When considering changing lights to LED one of the first considerations should be if the poles can be reused. It’s important to note that this is not, or should not, be a compromise. Done correctly, there is no downside to reusing the poles and can often allow you to direct the savings to other projects like improving playing surfaces, increasing light levels etc.
There’s a number of factors involved but the benefits certainly make it worthwhile to consider - cost, disruption and time scales.
The poles are a considerable component to the cost of a lighting project and when factoring in installation, can amount to 40% of the overall figure. Being able to eliminate this with a retrofit can be the difference between doing the job or not. By having someone previously doing footings, setting up the poles and making sure everything is correct, gives you a big head-start of your project.
By contrast, if you decide to replace the poles, they have to be taken down and the old footing cages have to be removed. This often cause ground disruptions and the hole would need to be inspected by a qualified person to assess whether you can reuse the old positions or if the poles should be put in new positions. The poles and footing cages then have to be disposed of.
The other side of the disruption is the length of time this takes to complete, and therefore how long the area will be unavailable to use. A typical retrofit may take one week to complete, compared to a number of weeks for pole and cage removal, setting in new cages, waiting 4 weeks for the concrete to set, erecting new poles and wiring up the lights.
In many lighting projects, the item with the longest lead time is the poles, particularly over 25m high. These are inevitably imported and rarely carried in stock and so lead times can be up to 4 or 5 months before the project can go ahead.
However, with all the benefits of reusing the poles, there are certain steps to go through to ensure this is done safely and effectively.
All poles have been designed to a particular wind and weight loading and it is important that this is recognised when designing a retrofit solution. Most poles that have been manufactured prior to 2000 don’t have any identification and so it can be tricky to know what the load rating is. Additionally, most engineers are not willing to comment as there are a number of unknowns. However, as a rule of thumb if you are replacing the old fittings with less than 1 for 1 it has a good chance of success. The proper way to do it (if you know the light fitting currently in use) is to get the weight and sail area and ensure the new fitting is less. Generally speaking sail area will create more of an issue than weight but this needs to be taken in context of the whole installation.

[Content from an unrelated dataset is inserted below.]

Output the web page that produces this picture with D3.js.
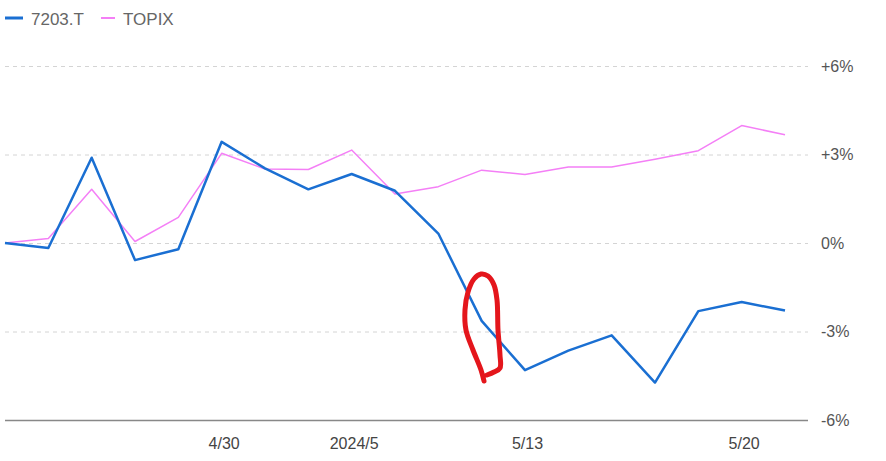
<!DOCTYPE html>
<html><head><meta charset="utf-8">
<script src="https://cdn.jsdelivr.net/npm/d3@7"></script>
<style>body{margin:0;background:#fff}svg{display:block}</style>
</head><body>
<svg id="c" width="886" height="461"></svg>
<script>
const dates = ["4/22","4/23","4/24","4/25","4/26","4/30","5/1","5/2","5/7","5/8","5/9","5/10","5/13","5/14","5/15","5/16","5/17","5/20","5/21"];
const stock = [0,-0.17,2.89,-0.58,-0.21,3.43,2.53,1.82,2.34,1.77,0.32,-2.64,-4.31,-3.65,-3.13,-4.73,-2.31,-2.0,-2.29];
const topix = [0,0.15,1.82,0.05,0.87,3.04,2.51,2.49,3.15,1.66,1.91,2.47,2.32,2.58,2.58,2.84,3.13,3.98,3.67];
const xTicks = ["4/30","5/7","5/13","5/20"];
const xTickLabels = {"4/30":"4/30","5/7":"2024/5","5/13":"5/13","5/20":"5/20"};
const yTicks = [-6,-3,0,3,6];
const seriesNames = ["7203.T","TOPIX"];
// hand-drawn annotation loop, in (index, percent) units
const markIdx = [11.054,10.985,10.800,10.638,10.615,10.685,10.823,10.985,11.146,11.285,11.354,11.377,11.423,11.423,11.285,11.123];
const markVal = [-4.678,-4.305,-3.627,-2.949,-2.271,-1.661,-1.220,-1.051,-1.119,-1.424,-1.932,-2.949,-3.797,-4.237,-4.373,-4.475];

const svg = d3.select("#c");
const x = d3.scalePoint().domain(dates).range([5,785]);
const xi = d3.scaleLinear().domain([0,dates.length-1]).range([5,785]);
const y = d3.scaleLinear().domain([-6,6]).range([420,66]);
const font = "'Liberation Sans', Arial, sans-serif";

// grid + y labels
const yAxis = d3.axisRight(y).tickValues(yTicks).tickSize(803)
  .tickFormat(d => (d>0?"+":"")+d+"%");
const ga = svg.append("g").attr("transform","translate(5,0)").call(yAxis);
ga.select(".domain").remove();
ga.selectAll(".tick line").attr("stroke", d => d===-6 ? "#888" : "#d4d4d4")
  .attr("stroke-width", d => d===-6 ? 1.5 : 1)
  .attr("stroke-dasharray", d => d===-6 ? null : "4,4");
ga.selectAll(".tick text").attr("x", 816).attr("fill","#555")
  .style("font-family",font).style("font-size","16px");

// x labels
const xAxis = d3.axisBottom(x).tickValues(xTicks).tickSize(0).tickFormat(d => xTickLabels[d]);
const gx = svg.append("g").attr("transform","translate(2,420)").call(xAxis);
gx.select(".domain").remove();
gx.selectAll(".tick text").attr("dy","1.6em").attr("fill","#444")
  .style("font-family",font).style("font-size","16px");

// lines
const line = d3.line().x((d,i)=>x(dates[i])).y(d=>y(d));
svg.append("path").datum(topix).attr("d",line).attr("fill","none")
  .attr("stroke","#f47ff6").attr("stroke-width",1.5).attr("stroke-linejoin","round");
svg.append("path").datum(stock).attr("d",line).attr("fill","none")
  .attr("stroke","#1a6fd2").attr("stroke-width",2.5).attr("stroke-linejoin","round");

// annotation
const mline = d3.line().x((d,i)=>xi(markIdx[i])).y(d=>y(d)).curve(d3.curveCatmullRom);
svg.append("path").datum(markVal).attr("d",mline).attr("fill","none")
  .attr("stroke","#e4161c").attr("stroke-width",5).attr("stroke-linecap","round").attr("stroke-linejoin","round");

// legend
const leg = [{n:seriesNames[0],c:"#1a6fd2",w:3,x:5,len:18},{n:seriesNames[1],c:"#f47ff6",w:2,x:101,len:14}];
leg.forEach(l=>{
  svg.append("line").attr("x1",l.x).attr("x2",l.x+l.len).attr("y1",18).attr("y2",18)
    .attr("stroke",l.c).attr("stroke-width",l.w);
  svg.append("text").attr("x",l.x+l.len+8).attr("y",25).text(l.n).attr("fill","#666")
    .style("font-family",font).style("font-size","17px");
});
</script>
</body></html>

A good place to start is to look for a manufacturers plate on the pole. This typically would have a code/serial number and the manufacturers name/phone number. By phoning them, you can sometimes get useful information about the series of poles made at that time, even if its not specific to your poles. Many manufacturers keep data bases of their installations and can often trace it this way too.
Obvious pointers in relation to the good health of your existing poles would be rust, leaning and sagging cross-arms. All comments assume the poles are metal and not timber. Doing a retrofit on timber poles can be done but extra caution is advised as there can be internal rotting which is not as obvious as metal poles. Additionally they have much less traceability for weight capacity so this needs to be approached with a lot of caution. Often the timber poles are lower than metal ones, making them unsuitable for a retrofit anyway.
Reusing poles can be very worthwhile but equally worthwhile to do the homework BEFORE doing the retrofit. Done wrong, there are potentially bad consequences, dwarfing any benefits there would have been.